Exercise prompt –
Leave out the pictures and set down exactly the lines from the start of the listing through the one with "var series6 = [36, 33, 71, 63];", both included.

____

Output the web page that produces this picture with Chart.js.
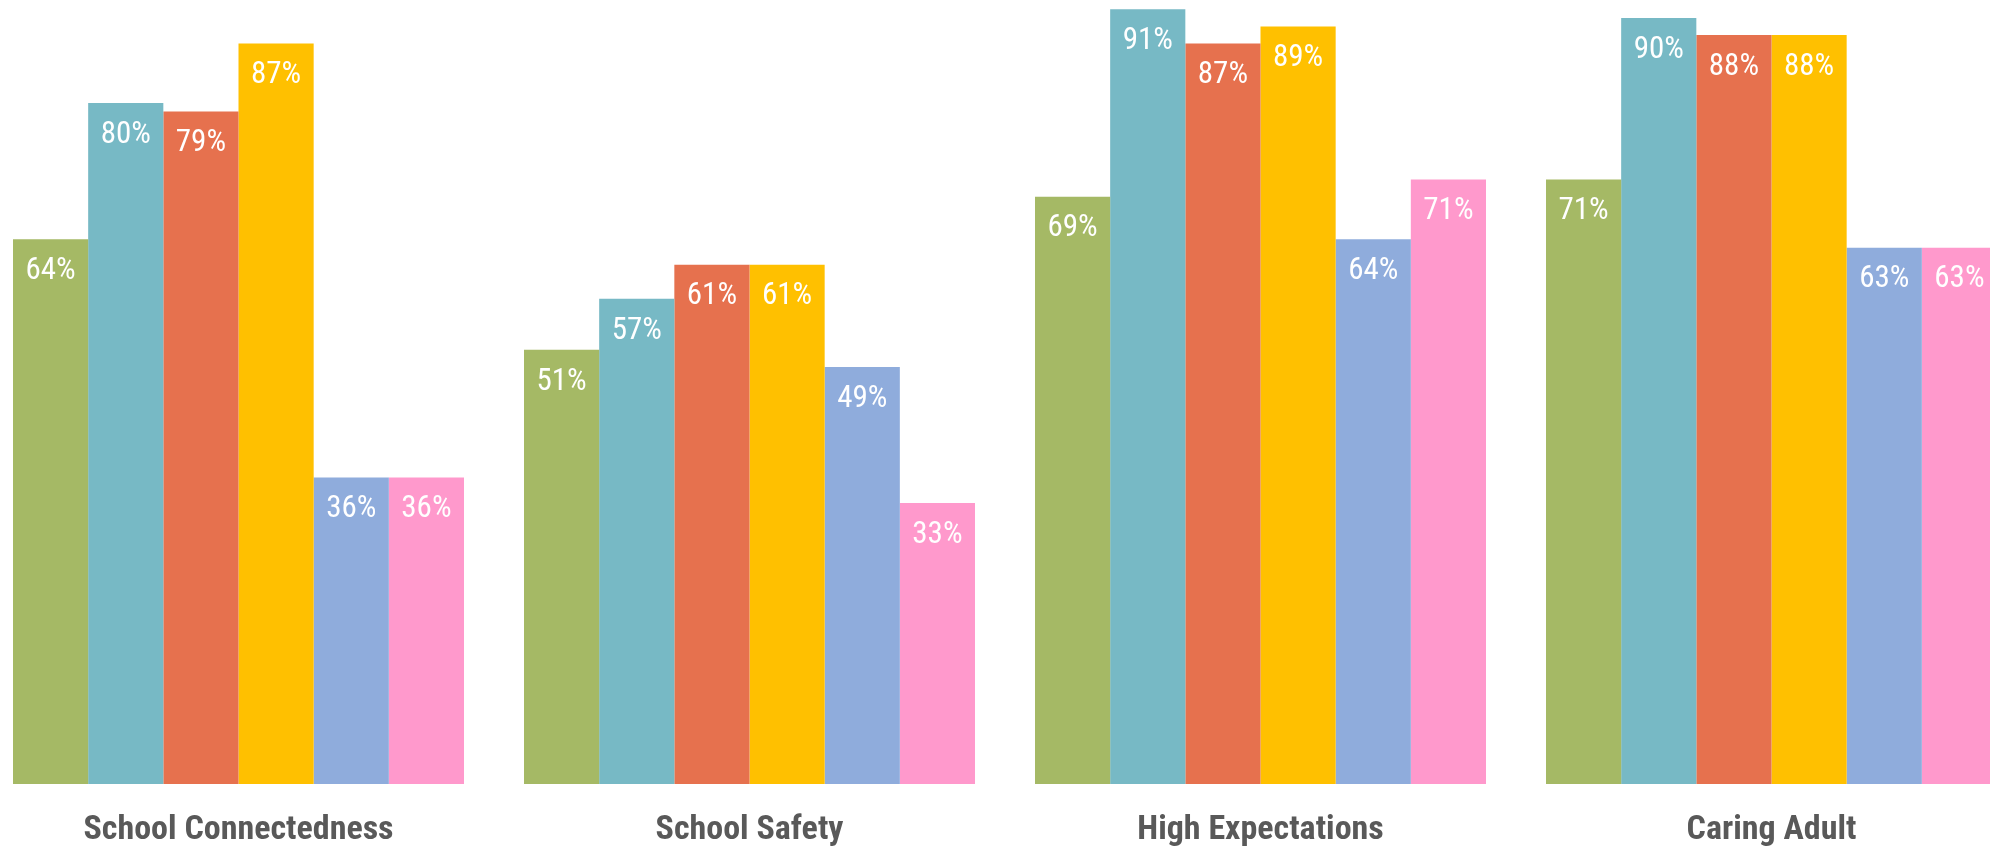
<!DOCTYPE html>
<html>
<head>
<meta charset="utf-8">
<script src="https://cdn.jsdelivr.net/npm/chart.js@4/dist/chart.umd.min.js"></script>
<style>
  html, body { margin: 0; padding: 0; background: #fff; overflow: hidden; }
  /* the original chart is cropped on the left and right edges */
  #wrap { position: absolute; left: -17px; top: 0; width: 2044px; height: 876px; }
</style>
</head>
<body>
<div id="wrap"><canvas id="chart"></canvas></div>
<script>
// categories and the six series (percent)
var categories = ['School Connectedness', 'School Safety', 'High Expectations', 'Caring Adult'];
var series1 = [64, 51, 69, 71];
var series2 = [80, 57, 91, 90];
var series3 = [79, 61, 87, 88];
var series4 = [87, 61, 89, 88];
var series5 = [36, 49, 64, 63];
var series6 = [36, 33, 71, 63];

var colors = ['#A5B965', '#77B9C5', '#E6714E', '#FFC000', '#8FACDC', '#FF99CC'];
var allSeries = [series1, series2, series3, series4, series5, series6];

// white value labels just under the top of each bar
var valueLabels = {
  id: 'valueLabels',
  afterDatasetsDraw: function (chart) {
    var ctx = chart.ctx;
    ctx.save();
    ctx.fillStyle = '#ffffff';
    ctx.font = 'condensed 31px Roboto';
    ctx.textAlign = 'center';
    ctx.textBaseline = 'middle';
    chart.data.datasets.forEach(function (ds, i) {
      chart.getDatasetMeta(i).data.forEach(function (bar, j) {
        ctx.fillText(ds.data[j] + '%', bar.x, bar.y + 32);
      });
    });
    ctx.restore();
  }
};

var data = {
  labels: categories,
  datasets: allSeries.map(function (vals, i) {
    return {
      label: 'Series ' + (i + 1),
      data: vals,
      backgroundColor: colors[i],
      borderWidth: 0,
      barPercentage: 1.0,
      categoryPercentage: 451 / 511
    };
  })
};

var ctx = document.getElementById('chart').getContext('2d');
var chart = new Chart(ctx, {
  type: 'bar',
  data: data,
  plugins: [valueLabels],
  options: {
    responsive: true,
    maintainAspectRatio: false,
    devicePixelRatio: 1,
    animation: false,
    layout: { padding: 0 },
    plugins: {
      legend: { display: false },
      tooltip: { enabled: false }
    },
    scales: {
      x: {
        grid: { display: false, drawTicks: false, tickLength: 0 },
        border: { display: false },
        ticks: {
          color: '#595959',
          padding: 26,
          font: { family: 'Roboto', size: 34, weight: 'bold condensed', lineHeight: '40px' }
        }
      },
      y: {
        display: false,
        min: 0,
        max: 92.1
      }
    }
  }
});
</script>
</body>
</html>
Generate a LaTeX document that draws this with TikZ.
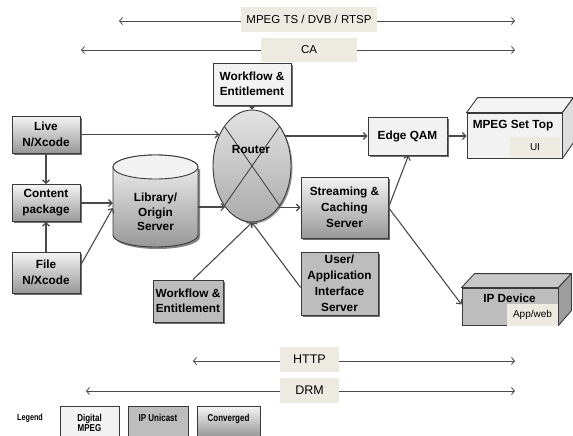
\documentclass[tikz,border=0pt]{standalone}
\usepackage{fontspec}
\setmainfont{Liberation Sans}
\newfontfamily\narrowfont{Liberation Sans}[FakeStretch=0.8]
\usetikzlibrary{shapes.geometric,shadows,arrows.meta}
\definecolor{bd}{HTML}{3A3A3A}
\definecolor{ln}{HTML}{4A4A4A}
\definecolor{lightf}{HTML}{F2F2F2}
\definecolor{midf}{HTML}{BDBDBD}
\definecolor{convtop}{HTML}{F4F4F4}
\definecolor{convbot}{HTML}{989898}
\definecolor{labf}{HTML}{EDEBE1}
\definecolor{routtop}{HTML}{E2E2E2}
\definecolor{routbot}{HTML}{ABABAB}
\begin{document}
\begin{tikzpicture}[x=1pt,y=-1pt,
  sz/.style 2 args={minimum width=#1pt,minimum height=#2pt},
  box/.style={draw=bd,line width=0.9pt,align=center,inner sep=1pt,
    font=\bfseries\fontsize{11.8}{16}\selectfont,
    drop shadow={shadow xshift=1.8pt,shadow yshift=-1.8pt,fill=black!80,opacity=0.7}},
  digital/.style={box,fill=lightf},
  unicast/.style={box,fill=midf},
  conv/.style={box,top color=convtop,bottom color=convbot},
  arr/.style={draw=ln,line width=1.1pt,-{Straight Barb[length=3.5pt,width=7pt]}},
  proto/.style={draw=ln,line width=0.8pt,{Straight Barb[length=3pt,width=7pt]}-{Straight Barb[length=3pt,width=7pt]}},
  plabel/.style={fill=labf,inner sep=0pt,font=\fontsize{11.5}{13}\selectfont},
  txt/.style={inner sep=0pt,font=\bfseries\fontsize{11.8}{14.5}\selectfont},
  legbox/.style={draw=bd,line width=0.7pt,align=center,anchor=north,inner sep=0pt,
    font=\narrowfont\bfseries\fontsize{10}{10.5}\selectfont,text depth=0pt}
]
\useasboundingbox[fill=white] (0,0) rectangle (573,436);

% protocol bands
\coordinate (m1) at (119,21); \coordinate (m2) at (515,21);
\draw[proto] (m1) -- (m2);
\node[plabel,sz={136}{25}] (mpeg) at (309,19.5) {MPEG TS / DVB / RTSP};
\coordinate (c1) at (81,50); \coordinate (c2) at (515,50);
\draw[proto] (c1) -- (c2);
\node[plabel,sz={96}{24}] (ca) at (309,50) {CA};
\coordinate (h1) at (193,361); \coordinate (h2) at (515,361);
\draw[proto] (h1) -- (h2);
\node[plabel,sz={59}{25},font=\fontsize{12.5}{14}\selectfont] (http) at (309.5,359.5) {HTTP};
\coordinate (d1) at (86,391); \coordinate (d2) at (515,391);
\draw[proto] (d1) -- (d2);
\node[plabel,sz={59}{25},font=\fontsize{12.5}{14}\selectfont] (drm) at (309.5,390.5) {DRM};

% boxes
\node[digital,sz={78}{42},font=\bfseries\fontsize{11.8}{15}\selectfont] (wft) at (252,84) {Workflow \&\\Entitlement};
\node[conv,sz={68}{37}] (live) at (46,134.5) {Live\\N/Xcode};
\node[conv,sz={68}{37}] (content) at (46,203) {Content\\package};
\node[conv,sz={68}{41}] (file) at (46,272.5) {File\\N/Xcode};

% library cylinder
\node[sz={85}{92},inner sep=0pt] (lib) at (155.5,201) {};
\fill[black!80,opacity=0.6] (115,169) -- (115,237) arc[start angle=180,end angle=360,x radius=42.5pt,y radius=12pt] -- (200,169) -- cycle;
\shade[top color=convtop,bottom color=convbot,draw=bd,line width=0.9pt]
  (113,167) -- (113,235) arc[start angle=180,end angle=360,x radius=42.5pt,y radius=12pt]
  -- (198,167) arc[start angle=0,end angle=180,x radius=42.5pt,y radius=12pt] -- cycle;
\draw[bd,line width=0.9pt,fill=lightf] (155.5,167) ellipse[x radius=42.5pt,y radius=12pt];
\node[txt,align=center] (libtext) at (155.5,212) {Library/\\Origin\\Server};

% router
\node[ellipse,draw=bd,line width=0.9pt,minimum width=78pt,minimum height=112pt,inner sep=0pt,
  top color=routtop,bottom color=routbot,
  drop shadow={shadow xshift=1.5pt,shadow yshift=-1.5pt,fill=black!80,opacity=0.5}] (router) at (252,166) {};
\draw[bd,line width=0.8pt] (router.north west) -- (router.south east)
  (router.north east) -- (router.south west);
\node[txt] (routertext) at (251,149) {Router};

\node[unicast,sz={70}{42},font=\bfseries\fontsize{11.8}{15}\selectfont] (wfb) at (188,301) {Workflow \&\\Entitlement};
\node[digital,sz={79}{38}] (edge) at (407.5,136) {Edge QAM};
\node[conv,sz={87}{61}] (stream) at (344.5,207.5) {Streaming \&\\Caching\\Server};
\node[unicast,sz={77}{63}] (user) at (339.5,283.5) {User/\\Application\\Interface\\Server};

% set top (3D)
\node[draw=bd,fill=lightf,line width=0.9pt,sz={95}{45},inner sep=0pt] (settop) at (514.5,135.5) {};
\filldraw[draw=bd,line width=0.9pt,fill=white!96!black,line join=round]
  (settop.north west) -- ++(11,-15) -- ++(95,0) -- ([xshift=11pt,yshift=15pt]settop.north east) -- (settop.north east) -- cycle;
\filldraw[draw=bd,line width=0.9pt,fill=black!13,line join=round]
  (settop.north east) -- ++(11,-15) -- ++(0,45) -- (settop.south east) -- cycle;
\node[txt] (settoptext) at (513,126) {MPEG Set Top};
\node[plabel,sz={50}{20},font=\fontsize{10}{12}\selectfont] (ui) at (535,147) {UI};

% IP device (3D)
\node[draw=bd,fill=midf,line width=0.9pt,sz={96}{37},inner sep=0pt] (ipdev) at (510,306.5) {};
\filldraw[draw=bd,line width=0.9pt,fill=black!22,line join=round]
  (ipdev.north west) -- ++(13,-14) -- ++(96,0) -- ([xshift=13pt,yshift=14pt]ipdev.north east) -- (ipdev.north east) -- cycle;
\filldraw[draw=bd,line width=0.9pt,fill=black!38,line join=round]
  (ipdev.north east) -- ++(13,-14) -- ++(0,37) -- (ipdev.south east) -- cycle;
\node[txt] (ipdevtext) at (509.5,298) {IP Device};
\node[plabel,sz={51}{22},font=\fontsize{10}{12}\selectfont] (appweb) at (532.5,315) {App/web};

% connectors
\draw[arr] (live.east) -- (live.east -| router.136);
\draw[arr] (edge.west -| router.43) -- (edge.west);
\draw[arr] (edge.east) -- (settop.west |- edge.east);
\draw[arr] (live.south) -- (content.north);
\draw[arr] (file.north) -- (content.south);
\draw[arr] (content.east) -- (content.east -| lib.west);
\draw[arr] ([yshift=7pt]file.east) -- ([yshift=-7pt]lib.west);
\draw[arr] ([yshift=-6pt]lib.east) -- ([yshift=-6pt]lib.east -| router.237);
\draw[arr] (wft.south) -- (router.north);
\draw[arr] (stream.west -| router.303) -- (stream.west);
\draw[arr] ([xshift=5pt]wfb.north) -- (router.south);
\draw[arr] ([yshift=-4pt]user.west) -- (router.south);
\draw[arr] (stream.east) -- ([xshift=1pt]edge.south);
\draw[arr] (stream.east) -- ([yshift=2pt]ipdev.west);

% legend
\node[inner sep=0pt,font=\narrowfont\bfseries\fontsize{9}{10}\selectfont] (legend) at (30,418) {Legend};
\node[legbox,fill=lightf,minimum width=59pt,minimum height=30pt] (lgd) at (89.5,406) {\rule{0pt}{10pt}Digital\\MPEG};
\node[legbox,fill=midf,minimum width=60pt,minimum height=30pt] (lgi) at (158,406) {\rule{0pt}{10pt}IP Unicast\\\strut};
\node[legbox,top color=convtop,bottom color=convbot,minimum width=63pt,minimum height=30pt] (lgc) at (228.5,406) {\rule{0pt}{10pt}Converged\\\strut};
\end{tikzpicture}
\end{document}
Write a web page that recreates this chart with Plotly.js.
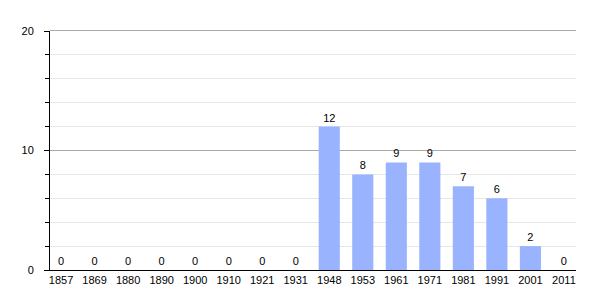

____

Solution below –
Output the web page that produces this picture with Chart.js.
<!DOCTYPE html>
<html>
<head>
<meta charset="utf-8">
<script src="https://cdn.jsdelivr.net/npm/chart.js@4/dist/chart.umd.min.js"></script>
<style>
  html, body { margin: 0; padding: 0; background: #fff; overflow: hidden; }
  /* the original chart is cropped on the left and right edges */
  #wrap { position: absolute; left: -17px; top: 0; width: 2044px; height: 876px; }
</style>
</head>
<body>
<div id="wrap"><canvas id="chart"></canvas></div>
<script>
// categories and the six series (percent)
var categories = ['School Connectedness', 'School Safety', 'High Expectations', 'Caring Adult'];
var series1 = [64, 51, 69, 71];
var series2 = [80, 57, 91, 90];
var series3 = [79, 61, 87, 88];
var series4 = [87, 61, 89, 88];
var series5 = [36, 49, 64, 63];
var series6 = [36, 33, 71, 63];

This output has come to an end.